QC is there to look for systemic errors. The saturated humidity sensor that reads 20% high. The exposed temperature sensor that warms up 20 degrees between 2 and 4 pm when the sun hits it. The rainfall gauge that never records rain even though everyone around is in a monsoon. Those are the sorts of things that you need to be checking your QC for. But the occasional value that falls a little outside the arbitrarily set QC cutoff and then returns is not a problem. It is just the normal sort of thing that pops up when you gather an analyze huge amounts of data!

Steve K4HG

George Richardson:
Heaven Help Us!  There is Some sanity in this world!  =D>


This statement by Steve Dimse on QA/CWOP, and variations in the bell curve as well as outliers of the bell curve, is the best summation of statistical data analysis I have seen - especially as it applies to weather.

We all have differences with CWOP at times and we even have striking differences with neighboring stations at times. The trick is to know when we are statistically (consistently) out of line and when we are a simply a bit off the bell curve in an isolated event.

As an example Steve's statement is especially true with humidity. I have studied humidity sensors and most manufactures try to make a humidity sensor a linear device and it is not. It is non-linear at both ends.  So as a humidity sensor reading approaches 95% it goes into a (non-linear) curve. And at extreme ends of most sensors there are even measurable variations from sensor to sensor.

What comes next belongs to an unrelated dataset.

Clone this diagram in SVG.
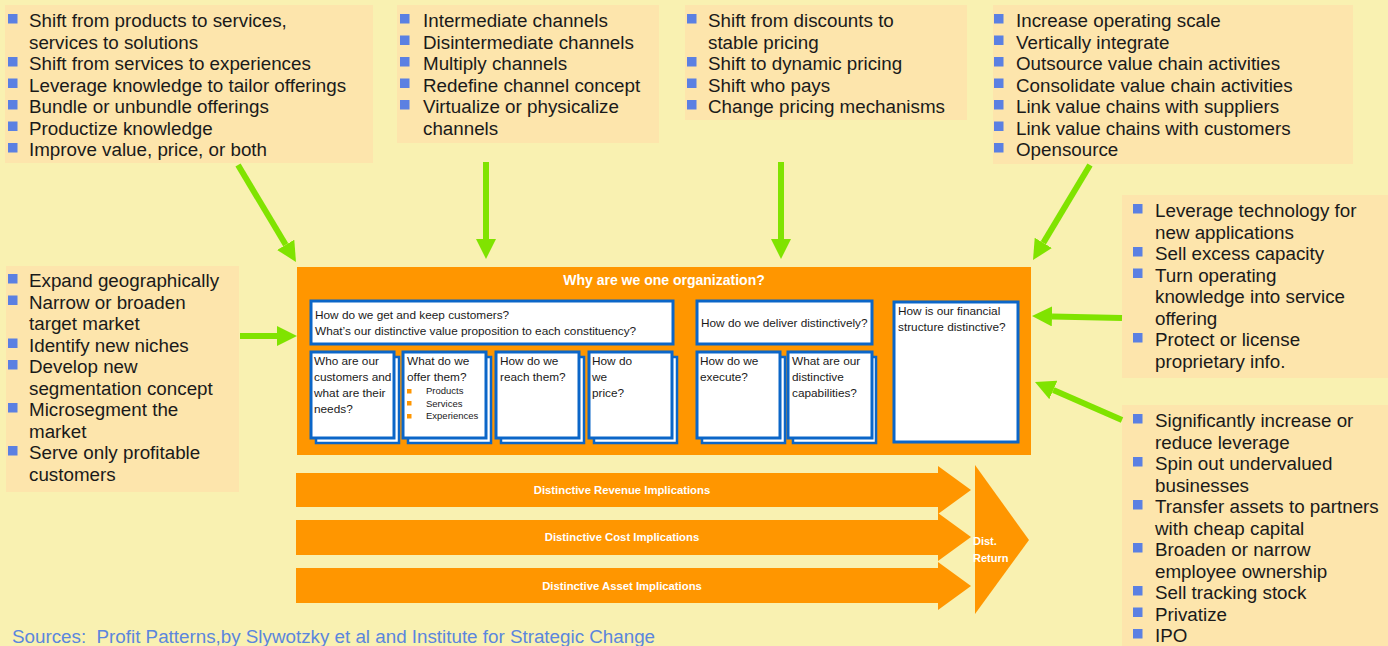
<svg xmlns="http://www.w3.org/2000/svg" width="1388" height="646" viewBox="0 0 1388 646">
<style>
.bg{fill:#F9F1B1}
.box{fill:#FDE5AC}
.t{font-family:"Liberation Sans",Arial,sans-serif;font-size:18.8px;fill:#1a1a1a}
.b{fill:#5B80E2}
.org{fill:#FF9600}
.card{fill:#ffffff;stroke:#0B66C8;stroke-width:3}
.back{fill:#ffffff;stroke:#0B66C8;stroke-width:2.5}
.s{font-family:"Liberation Sans",Arial,sans-serif;font-size:11.8px;fill:#1a1a1a}
.xs{font-family:"Liberation Sans",Arial,sans-serif;font-size:9.5px;fill:#1a1a1a}
.ob{fill:#FF9600}
.w{font-family:"Liberation Sans",Arial,sans-serif;font-weight:bold;fill:#ffffff}
.g{stroke:#80E300;stroke-width:6;fill:none}
</style>
<defs>
<marker id="ah" viewBox="0 0 20 20" refX="0" refY="10" markerWidth="20" markerHeight="20" markerUnits="userSpaceOnUse" orient="auto">
<path d="M0,0 L20,10 L0,20 z" fill="#80E300"/>
</marker>
</defs>
<rect class="bg" x="0" y="0" width="1388" height="646"/>

<g id="box-offer">
<rect class="box" x="5" y="5" width="368" height="158"/>
<rect class="b" x="8" y="14" width="9.5" height="9.5"/>
<rect class="b" x="8" y="57" width="9.5" height="9.5"/>
<rect class="b" x="8" y="78.5" width="9.5" height="9.5"/>
<rect class="b" x="8" y="100" width="9.5" height="9.5"/>
<rect class="b" x="8" y="121.5" width="9.5" height="9.5"/>
<rect class="b" x="8" y="143" width="9.5" height="9.5"/>
<text class="t" x="29" y="27">Shift from products to services,</text>
<text class="t" x="29" y="48.5">services to solutions</text>
<text class="t" x="29" y="70">Shift from services to experiences</text>
<text class="t" x="29" y="91.5">Leverage knowledge to tailor offerings</text>
<text class="t" x="29" y="113">Bundle or unbundle offerings</text>
<text class="t" x="29" y="134.5">Productize knowledge</text>
<text class="t" x="29" y="156">Improve value, price, or both</text>
</g>

<g id="box-channels">
<rect class="box" x="397" y="5" width="262" height="138"/>
<rect class="b" x="400" y="14" width="9.5" height="9.5"/>
<rect class="b" x="400" y="35.5" width="9.5" height="9.5"/>
<rect class="b" x="400" y="57" width="9.5" height="9.5"/>
<rect class="b" x="400" y="78.5" width="9.5" height="9.5"/>
<rect class="b" x="400" y="100" width="9.5" height="9.5"/>
<text class="t" x="423" y="27">Intermediate channels</text>
<text class="t" x="423" y="48.5">Disintermediate channels</text>
<text class="t" x="423" y="70">Multiply channels</text>
<text class="t" x="423" y="91.5">Redefine channel concept</text>
<text class="t" x="423" y="113">Virtualize or physicalize</text>
<text class="t" x="423" y="134.5">channels</text>
</g>

<g id="box-pricing">
<rect class="box" x="685" y="5" width="282" height="115"/>
<rect class="b" x="687" y="14" width="9.5" height="9.5"/>
<rect class="b" x="687" y="57" width="9.5" height="9.5"/>
<rect class="b" x="687" y="78.5" width="9.5" height="9.5"/>
<rect class="b" x="687" y="100" width="9.5" height="9.5"/>
<text class="t" x="708" y="27">Shift from discounts to</text>
<text class="t" x="708" y="48.5">stable pricing</text>
<text class="t" x="708" y="70">Shift to dynamic pricing</text>
<text class="t" x="708" y="91.5">Shift who pays</text>
<text class="t" x="708" y="113">Change pricing mechanisms</text>
</g>

<g id="box-value-chain">
<rect class="box" x="993" y="5" width="360" height="159"/>
<rect class="b" x="994" y="14" width="9.5" height="9.5"/>
<rect class="b" x="994" y="35.5" width="9.5" height="9.5"/>
<rect class="b" x="994" y="57" width="9.5" height="9.5"/>
<rect class="b" x="994" y="78.5" width="9.5" height="9.5"/>
<rect class="b" x="994" y="100" width="9.5" height="9.5"/>
<rect class="b" x="994" y="121.5" width="9.5" height="9.5"/>
<rect class="b" x="994" y="143" width="9.5" height="9.5"/>
<text class="t" x="1016" y="27">Increase operating scale</text>
<text class="t" x="1016" y="48.5">Vertically integrate</text>
<text class="t" x="1016" y="70">Outsource value chain activities</text>
<text class="t" x="1016" y="91.5">Consolidate value chain activities</text>
<text class="t" x="1016" y="113">Link value chains with suppliers</text>
<text class="t" x="1016" y="134.5">Link value chains with customers</text>
<text class="t" x="1016" y="156">Opensource</text>
</g>

<g id="box-capabilities">
<rect class="box" x="1122" y="195" width="266" height="183"/>
<rect class="b" x="1133" y="204" width="9.5" height="9.5"/>
<rect class="b" x="1133" y="247" width="9.5" height="9.5"/>
<rect class="b" x="1133" y="268.5" width="9.5" height="9.5"/>
<rect class="b" x="1133" y="333" width="9.5" height="9.5"/>
<text class="t" x="1155" y="217">Leverage technology for</text>
<text class="t" x="1155" y="238.5">new applications</text>
<text class="t" x="1155" y="260">Sell excess capacity</text>
<text class="t" x="1155" y="281.5">Turn operating</text>
<text class="t" x="1155" y="303">knowledge into service</text>
<text class="t" x="1155" y="324.5">offering</text>
<text class="t" x="1155" y="346">Protect or license</text>
<text class="t" x="1155" y="367.5">proprietary info.</text>
</g>

<g id="box-financial">
<rect class="box" x="1122" y="405" width="266" height="241"/>
<rect class="b" x="1133" y="414" width="9.5" height="9.5"/>
<rect class="b" x="1133" y="457" width="9.5" height="9.5"/>
<rect class="b" x="1133" y="500" width="9.5" height="9.5"/>
<rect class="b" x="1133" y="543" width="9.5" height="9.5"/>
<rect class="b" x="1133" y="586" width="9.5" height="9.5"/>
<rect class="b" x="1133" y="607.5" width="9.5" height="9.5"/>
<rect class="b" x="1133" y="629" width="9.5" height="9.5"/>
<text class="t" x="1155" y="427">Significantly increase or</text>
<text class="t" x="1155" y="448.5">reduce leverage</text>
<text class="t" x="1155" y="470">Spin out undervalued</text>
<text class="t" x="1155" y="491.5">businesses</text>
<text class="t" x="1155" y="513">Transfer assets to partners</text>
<text class="t" x="1155" y="534.5">with cheap capital</text>
<text class="t" x="1155" y="556">Broaden or narrow</text>
<text class="t" x="1155" y="577.5">employee ownership</text>
<text class="t" x="1155" y="599">Sell tracking stock</text>
<text class="t" x="1155" y="620.5">Privatize</text>
<text class="t" x="1155" y="642">IPO</text>
</g>

<g id="box-customers">
<rect class="box" x="6" y="266" width="233" height="226"/>
<rect class="b" x="8" y="274" width="9.5" height="9.5"/>
<rect class="b" x="8" y="295.5" width="9.5" height="9.5"/>
<rect class="b" x="8" y="338.5" width="9.5" height="9.5"/>
<rect class="b" x="8" y="360" width="9.5" height="9.5"/>
<rect class="b" x="8" y="403" width="9.5" height="9.5"/>
<rect class="b" x="8" y="446" width="9.5" height="9.5"/>
<text class="t" x="29" y="287">Expand geographically</text>
<text class="t" x="29" y="308.5">Narrow or broaden</text>
<text class="t" x="29" y="330">target market</text>
<text class="t" x="29" y="351.5">Identify new niches</text>
<text class="t" x="29" y="373">Develop new</text>
<text class="t" x="29" y="394.5">segmentation concept</text>
<text class="t" x="29" y="416">Microsegment the</text>
<text class="t" x="29" y="437.5">market</text>
<text class="t" x="29" y="459">Serve only profitable</text>
<text class="t" x="29" y="480.5">customers</text>
</g>

<g id="organization">
<rect class="org" x="297" y="267" width="734" height="188"/>
<text class="w" x="664" y="285" font-size="14" text-anchor="middle">Why are we one organization?</text>
</g>

<g id="q-customers">
<rect class="card" x="311" y="301" width="362" height="43"/>
<text class="s" x="315" y="319">How do we get and keep customers?</text>
<text class="s" x="315" y="335">What’s our distinctive value proposition to each constituency?</text>
</g>

<g id="q-who">
<rect class="back" x="316" y="357" width="83" height="86"/>
<rect class="card" x="311" y="352" width="83" height="86"/>
<text class="s" x="314" y="365">Who are our</text>
<text class="s" x="314" y="381">customers and</text>
<text class="s" x="314" y="397">what are their</text>
<text class="s" x="314" y="413">needs?</text>
</g>

<g id="q-offer">
<rect class="back" x="408" y="357" width="83" height="86"/>
<rect class="card" x="403" y="352" width="83" height="86"/>
<text class="s" x="407" y="365">What do we</text>
<text class="s" x="407" y="381">offer them?</text>
<rect class="ob" x="407" y="389" width="4.5" height="4.5"/>
<rect class="ob" x="407" y="401" width="4.5" height="4.5"/>
<rect class="ob" x="407" y="414" width="4.5" height="4.5"/>
<text class="xs" x="426" y="394">Products</text>
<text class="xs" x="426" y="406.5">Services</text>
<text class="xs" x="426" y="419">Experiences</text>
</g>

<g id="q-reach">
<rect class="back" x="501" y="357" width="83" height="86"/>
<rect class="card" x="496" y="352" width="83" height="86"/>
<text class="s" x="500" y="365">How do we</text>
<text class="s" x="500" y="381">reach them?</text>
</g>

<g id="q-price">
<rect class="back" x="594" y="357" width="83" height="86"/>
<rect class="card" x="589" y="352" width="83" height="86"/>
<text class="s" x="592" y="365">How do</text>
<text class="s" x="592" y="381">we</text>
<text class="s" x="592" y="397">price?</text>
</g>

<g id="q-deliver">
<rect class="card" x="697" y="301" width="175" height="43"/>
<text class="s" x="701" y="327">How do we deliver distinctively?</text>
</g>

<g id="q-execute">
<rect class="back" x="702" y="357" width="83" height="86"/>
<rect class="card" x="697" y="352" width="83" height="86"/>
<text class="s" x="700" y="365">How do we</text>
<text class="s" x="700" y="381">execute?</text>
</g>

<g id="q-capabilities">
<rect class="back" x="793" y="357" width="83" height="86"/>
<rect class="card" x="788" y="352" width="84" height="86"/>
<text class="s" x="792" y="365">What are our</text>
<text class="s" x="792" y="381">distinctive</text>
<text class="s" x="792" y="397">capabilities?</text>
</g>

<g id="q-financial">
<rect class="card" x="894" y="302" width="124" height="140"/>
<text class="s" x="898" y="315">How is our financial</text>
<text class="s" x="898" y="331">structure distinctive?</text>
</g>

<g id="arrow-revenue">
<polygon class="org" points="296,473 938,473 938,466 971,490 938,514 938,507 296,507"/>
<text class="w" x="622" y="494" font-size="11.3" text-anchor="middle">Distinctive Revenue Implications</text>
</g>
<g id="arrow-cost">
<polygon class="org" points="296,520 938,520 938,513 971,537 938,561 938,555 296,555"/>
<text class="w" x="622" y="541" font-size="11.3" text-anchor="middle">Distinctive Cost Implications</text>
</g>
<g id="arrow-asset">
<polygon class="org" points="296,568 938,568 938,562 971,586 938,610 938,603 296,603"/>
<text class="w" x="622" y="590" font-size="11.3" text-anchor="middle">Distinctive Asset Implications</text>
</g>
<g id="dist-return">
<polygon class="org" points="975,465 1029,540 975,614"/>
<text class="w" x="973" y="545" font-size="11">Dist.</text>
<text class="w" x="973" y="562" font-size="11">Return</text>
</g>

<g id="connectors">
<line class="g" x1="238" y1="165" x2="285.7" y2="244.8" marker-end="url(#ah)"/>
<line class="g" x1="486" y1="162" x2="486" y2="239" marker-end="url(#ah)"/>
<line class="g" x1="781" y1="162" x2="781" y2="239" marker-end="url(#ah)"/>
<line class="g" x1="1090" y1="165" x2="1043.3" y2="242.9" marker-end="url(#ah)"/>
<line class="g" x1="1122" y1="318" x2="1052" y2="316.4" marker-end="url(#ah)"/>
<line class="g" x1="1122" y1="420" x2="1053.3" y2="390" marker-end="url(#ah)"/>
<line class="g" x1="240" y1="336" x2="277" y2="336" marker-end="url(#ah)"/>
</g>

<text x="12" y="643" xml:space="preserve" font-family="Liberation Sans, Arial, sans-serif" font-size="18.8" fill="#5B86DE">Sources:  Profit Patterns,by Slywotzky et al and Institute for Strategic Change</text>
</svg>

It is just to complex to to write code to compensate for the last 5% of humidity (the equation would be at least 3rd order) so we just step outside, understand that the humidity is high, and move on.

The "short Dissertation On Quality control By Steve Dimse" should be the first consideration whenever we find data "out of line".

Most people here do consider data variations carefully and the real problem is when do we decide the sensor is producing erroneous data?

Thank you Steve!!!

Old Tele man:
My CLIFF NOTES explanation is that NWS uses our CWOP data to *teach* their weather prediction software, so we (CWOP) are (literally) Guinea Pig exercises for their larger goal of unified weather prediction. So:

Garbage In, Garbage Out.
Mixed data In, mixed predictions Out
Skewed data In, skewed predictions Out
Good data In, eventually good data Out

Steve, great explanation =D>

Statistics and analysis of weather data is great. You state "QC is there to look for systemic errors". However, one of the biggest issues I have (and have had for quite some time now) are the CWOP Barometer QC charts and resulting analysis they give. When I first started submitting to and receiving CWOP QC data, my barometric charts almost always showed the green two-thumbs up indicators. Sometime later, perhaps a year or so ago, there was a very apparent change in either the algorithms used for the QC analysis or the inclusion of other "questionable" barometric instrument inputs. The charts literally went from what would be considered normal barometer readings to charts with rapidly changing barometer readings. Those changes were, and still are, totally unrealistic due to the nature of how atmospheric pressure changes occur. Simply put, the charts were reporting huge changes that couldn't be true. The folks at CWOP, for whatever reason, have defended those changes and refuse to extract/reject the datum that is causing these fluctuations. The result of this has been that many of us have simply given up trying to keep our equipment calibrated as well as totally ignoring most of the CWOP QC reports we see. There are many posts elsewhere in this forum regarding this subject.

It is my not-so-humble opinion, presenting data that is obviously flawed is worse that having no data at all. For someone new installing their first weather station, they have no reliable means of calibrating their equipment via the CWOP system. CWOP used to be a great tool for all of us to use but not any longer as it cannot be trusted to provide valid data.

I get many emails from folks who view my weather website. Most of them ask why I don't fix my barometer. Thus, I am very close to simply removing any references to CWOP from my website.